先進国に生きる人の半数が100歳を超えて生きるという予測に基づき、健康や学びといったライフプランニングの見直しを提言する「人生100年時代」。日本政府も「人生100年時代構想会議」を開催するなど検討に本腰を入れている。ここでは過去記事の中から、人生100年時代についての話題や取り組みを紹介する。
日本政府も取り組む「人生100年時代」

人生100年時代とは、先進国に住む2007年生まれの人のうち、2人に1人が100歳を超えて生きるという予測だ。著書『LIFE SHIFT』の中でこの言葉を提唱した英ロンドン・ビジネススクールのリンダ・グラットン教授は、人生100年時代の生き方について、「学ぶ・働く・引退する」という従来のライフステージに従うのではなく、それぞれのステージを組み替えながら柔軟な生き方を模索すべきだと語る。
『LIFE SHIFT』の出版は2016年のことだが、人生100年時代という言葉は日本でも話題となった。2017年以降、日本政府主催の「人生100年時代構想会議」が複数回開催されて、高校教育の無償化や給付型奨学金の支給額増大を含む教育の負担軽減、リカレント教育、高齢者雇用の促進などを柱とする人生100年時代構想が進められている。
今回は人生100年時代をテーマにした過去記事から、特に注目すべきトピックを振り返っていく。
長寿は心腎の健康がキモ 「幸福感」は60代以降に上昇傾向
人生100年時代について多くの人が感じる疑問のひとつが「100歳以上まで長生きする時代に、私たちは本当に幸せになれるのか」というものだ。記事では110歳を超える「スーパーセンチナリアン」が多く持つ特殊な免疫細胞や心腎循環システムの特徴、そして60代以降は主観的幸福度が上昇する「幸せのUカーブ」といったデータを通し、この問いについて考察していく。

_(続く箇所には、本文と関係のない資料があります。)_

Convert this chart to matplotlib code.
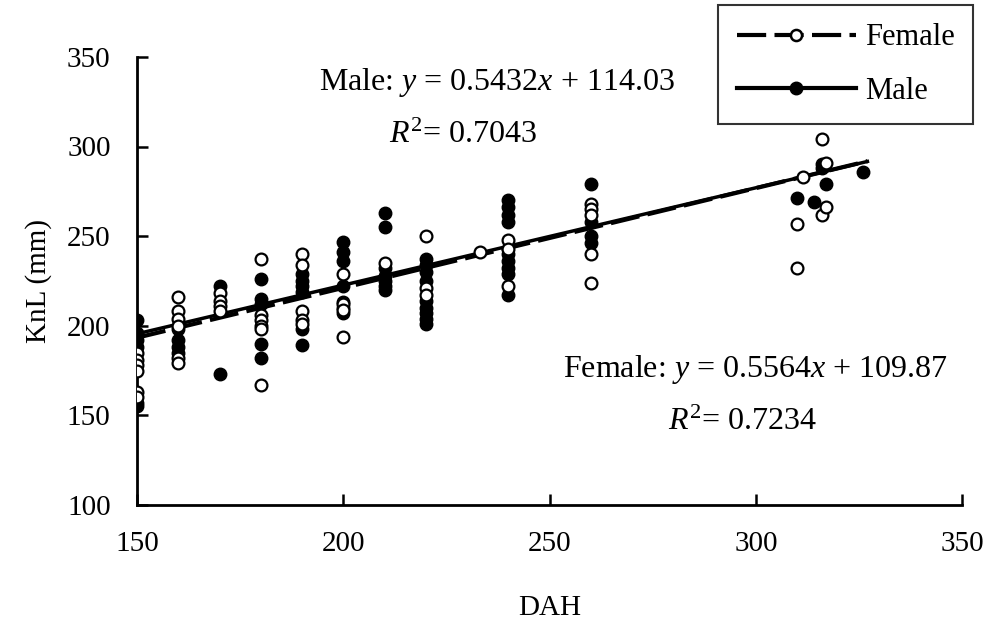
import matplotlib
matplotlib.use('Agg')
import matplotlib.pyplot as plt
import numpy as np
from matplotlib.lines import Line2D

plt.rcParams['font.family'] = 'Liberation Serif'
plt.rcParams['mathtext.fontset'] = 'custom'
plt.rcParams['mathtext.rm'] = 'Liberation Serif'
plt.rcParams['mathtext.it'] = 'Liberation Serif:italic'

# female observations (DAH, KnL)
female_x = [150, 150, 150, 150, 150, 150,
            160, 160, 160, 160, 160, 160,
            170, 170, 170, 170,
            180, 180, 180, 180, 180, 180,
            190, 190, 190, 190, 190,
            200, 200, 200, 200,
            210,
            220, 220, 220,
            233,
            240, 240, 240,
            260, 260, 260, 260, 260,
            310, 310, 311.5, 316, 316, 317, 317]
female_y = [185, 181, 178, 175, 163, 160,
            216, 208, 204, 200, 182, 179,
            218, 214, 211, 208,
            237, 206, 203, 200, 198, 167,
            240, 234, 208, 203, 201,
            229, 212, 209, 194,
            235,
            250, 221, 217,
            241,
            248, 243, 222,
            268, 265, 262, 240, 224,
            257, 232, 283, 304, 262, 291, 266]

# male observations
male_x = [150, 150, 150, 150, 150, 150,
          160, 160, 160, 160,
          170, 170,
          180, 180, 180, 180, 180,
          190, 190, 190, 190, 190, 190,
          200, 200, 200, 200, 200, 200, 200,
          210, 210, 210, 210, 210, 210, 210,
          220, 220, 220, 220, 220, 220, 220, 220, 220,
          240, 240, 240, 240, 240, 240, 240, 240, 240,
          260, 260, 260, 260,
          310, 314, 316, 316, 317, 326]
male_y = [203, 196, 192, 188, 157, 155,
          198, 192, 188, 185,
          222, 173,
          226, 215, 212, 190, 182,
          229, 225, 222, 219, 198, 189,
          247, 241, 236, 222, 213, 210, 207,
          263, 255, 232, 228, 225, 222, 220,
          237, 234, 230, 225, 214, 210, 207, 204, 201,
          270, 266, 262, 258, 240, 236, 232, 229, 217,
          279, 258, 250, 246,
          271, 269, 290, 288, 279, 286]

fit_range = [150, 327]
female_fit = (0.5564, 109.87)
male_fit = (0.5432, 114.03)

fig = plt.figure(figsize=(9.86, 6.25), dpi=100)
ax = fig.add_axes([0.139, 0.192, 0.837, 0.717])

xs = np.array(fit_range)
ax.plot(xs, female_fit[0] * xs + female_fit[1], color='black', lw=3,
        dashes=(7, 2), zorder=2)
ax.plot(xs, male_fit[0] * xs + male_fit[1], color='black', lw=2.5, zorder=2)

ax.plot(male_x, male_y, 'o', color='black', ms=9, zorder=3)
ax.plot(female_x, female_y, 'o', mfc='white', mec='black', mew=1.6, ms=8.5, zorder=4)

ax.set_xlim(150, 350)
ax.set_ylim(100, 350)
ax.set_xticks([150, 200, 250, 300, 350])
ax.set_yticks([100, 150, 200, 250, 300, 350])
ax.tick_params(direction='in', labelsize=21, width=1.8, length=8)
ax.tick_params(axis='x', pad=19)
ax.tick_params(axis='y', pad=19)
for s in ['top', 'right']:
    ax.spines[s].set_visible(False)
for s in ['left', 'bottom']:
    ax.spines[s].set_linewidth(2)

ax.set_xlabel('DAH', fontsize=21, labelpad=27)
ax.set_ylabel('KnL (mm)', fontsize=21, labelpad=11)

ax.text(0.436, 0.926, 'Male: $y$ = 0.5432$x$ + 114.03', transform=ax.transAxes,
        fontsize=23, ha='center', va='baseline')
ax.text(0.395, 0.808, '$R^2$= 0.7043', transform=ax.transAxes,
        fontsize=23, ha='center', va='baseline')
ax.text(0.749, 0.286, 'Female: $y$ = 0.5564$x$ + 109.87', transform=ax.transAxes,
        fontsize=23, ha='center', va='baseline')
ax.text(0.733, 0.167, '$R^2$= 0.7234', transform=ax.transAxes,
        fontsize=23, ha='center', va='baseline')

handles = [Line2D([], [], color='black', lw=3, dashes=(7, 2), marker='o',
                  mfc='white', mec='black', mew=1.8, ms=8),
           Line2D([], [], color='black', lw=3, marker='o', ms=9)]
leg = fig.legend(handles, ['Female', 'Male'], loc='upper right',
                 bbox_to_anchor=(0.987, 0.992), fontsize=22, handlelength=3.9,
                 handletextpad=0.3, frameon=True, fancybox=False,
                 edgecolor='black', borderpad=0.6, labelspacing=0.8,
                 borderaxespad=0)
leg.get_frame().set_linewidth(1.5)

fig.savefig('out.png', dpi=100)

室伏スポーツ庁長官「身体感覚を研ぎ澄まし、野性の力を鍛えよ」
2020年10月、スポーツ庁長官に就任した室伏広治氏は、人生100年時代に関連して「高齢化社会で大切なのは自分自身にオーナーシップを持ってライフスタイルを切り開くこと」「スポーツは身体に限らず心の健康にも寄与する」と語る。年齢を問わず、スポーツをライフスタイルとして楽しむことができれば「日本の活力は増す」というのが室伏氏の考えだ。
新しい学びの技術「アンラーン」が、今こそ必要な理由
人生100年時代に必要とされる重要な要素のひとつが「学び」だ。その中には「学び直し」や「生涯学習」に加え、「アンラーン」も含まれるという。アンラーンとは「これまでに学んだ知識や身につけた技術を振り返り、さらなる学びや成長につながる形に整理し直すプロセス」のことで、具体的にはパターン化された「思考のクセ」を捨てることだ。
60歳を超えてからの英語学習に意味はある?
「20代から60代までの時間当たりの学習効率はほとんど変わらない」と語るのは、教育事業を手掛けるトライオンの三木雄信社長。70代から学び始めても「結果はほとんど変わらない」といい、人生100年時代に向けて新たな学習を始めることの意義とメリットを強調する。
老後格差、備えはミドル世代から 双日「ジョブ型」新会社の狙い
人生100年時代に向かう中、「何歳まで働きたいか」という問いに対する答え(働きたい年齢)は年を重ねるごとに上昇しているという調査結果がある。例えば50~54歳の男性の平均回答は「64.6歳まで」だが、75~79歳男性の平均回答は「78.7歳まで」だ。
企業の中にはこれに対応した動きも見られる。双日プロフェッショナルシェアやNJSでは定年を70歳に設定し、太陽生命保険も60歳から65歳に延長するといった具合だ。
大和証券グループ中田社長「リスクに挑まないとビジネスにならない」
大和証券グループの中田誠司社長は、人生100年時代で多様化する人生の支援について「まだ機関投資家にしか開かれていないプロダクトを日本の富裕層に提供する仕組みをつくって、資産のリスク分散につなげていきたい」と語る。また同社で働く社員についても、雇用年齢の上限撤廃やデジタルリテラシー向上の支援といった取り組みを行う。
最後に
人生100年時代では、学びや働き方などが多様化すると考えられている。もちろん健康寿命を延ばすことも大切だ。政府や研究機関、そして民間企業でも、人生100年時代に向けた取り組みや新サービスの開発が始まっている。50年後、100年後に向けて、私たちを取り巻くさまざまな環境がどのように変化していくか注目していきたい。